Jacques Fath Design 1947.
Historical Costume to be produced.
The Design is entitled '1947 wiggle dress' which i researched, however i could not find much/any information on this type of garment. Therefore analysing the photograph I decided to produce the garment as a skirt and jacket.
This project is unlike anything i have previously made, I chose this image for this reason to gain new construction skills and knowledge of 20th Century fashion.
A regular straight skirt block was toiled up first and fitted, however this did not fit with my Historical research and was later adapted (flare added to certain seams) this was again toiled up and was proven successful.
The skirt wasn't too difficult to construct, However cutting fabric on the bias can be tricky. An invisible zip was inserted into the back of the skirt, which was something i had never done before (and wouldn't like too again.) Lining the skirt was a much nicer job than I thought, I chose to line the sateen wool with a light weight silk habotai as I thought it would compliment the wool well, and wanted to keep a luxurious feel throughout the garment.
To construct the jacket, a stand was padded out with wadding to the precise measurements of the model. shoulder pads were created.
The process started with a basic shift produced on the stand.
Once the style lines had been drawn onto the toile, the individual pieces were cut out. The the jacket was to be constructed in 4 pieces at first. The outside top layer was to be cut and spread, as was the outside skirt. This was to add the excess fabric in, that creates the ruffles shown in the photograph.
The pattern pieces were cut and spread from various angles and some taken out and others made larger.
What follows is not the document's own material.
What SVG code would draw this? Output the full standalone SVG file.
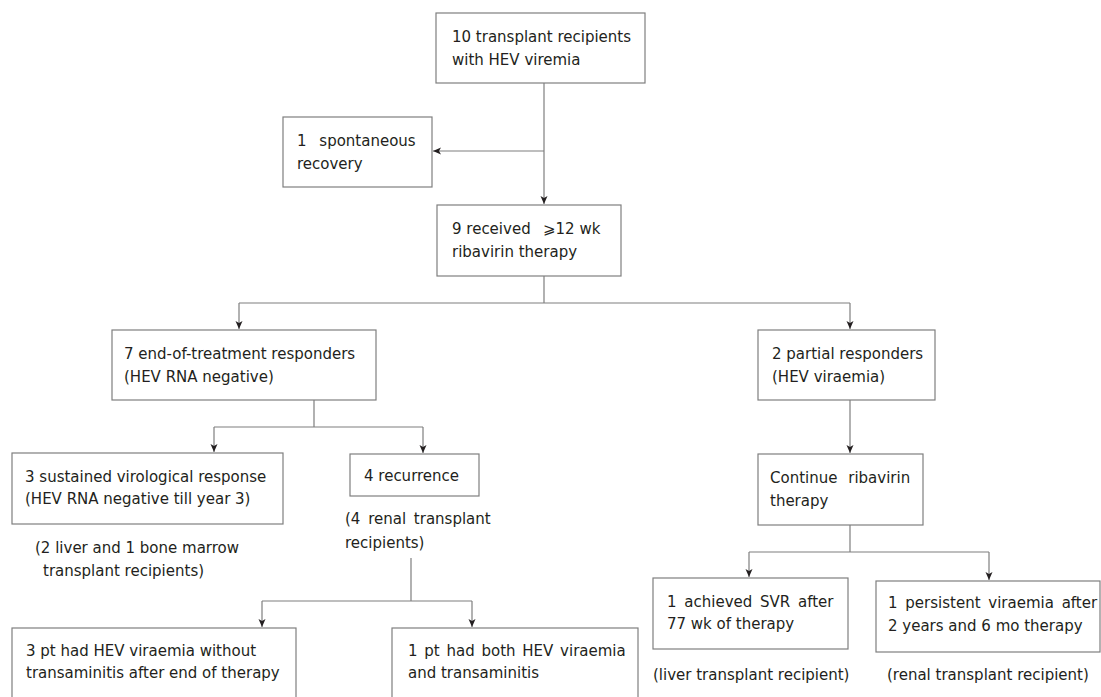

This stage was very much trial and error, until the piece looked correct and fitted the model well.
The pattern pieces were cut in some purple wool that would be a similar weight to the fabric that was going to be used to construct the final suit.
Work was carried out on the stand, adding gathers and tucks in and adjusting the darts until the costume took shape.
The jacket was then fitted on the model.
A sleeve was also toiled up, I thought a 2 piece sleeve would work best to achieve a more fitted look.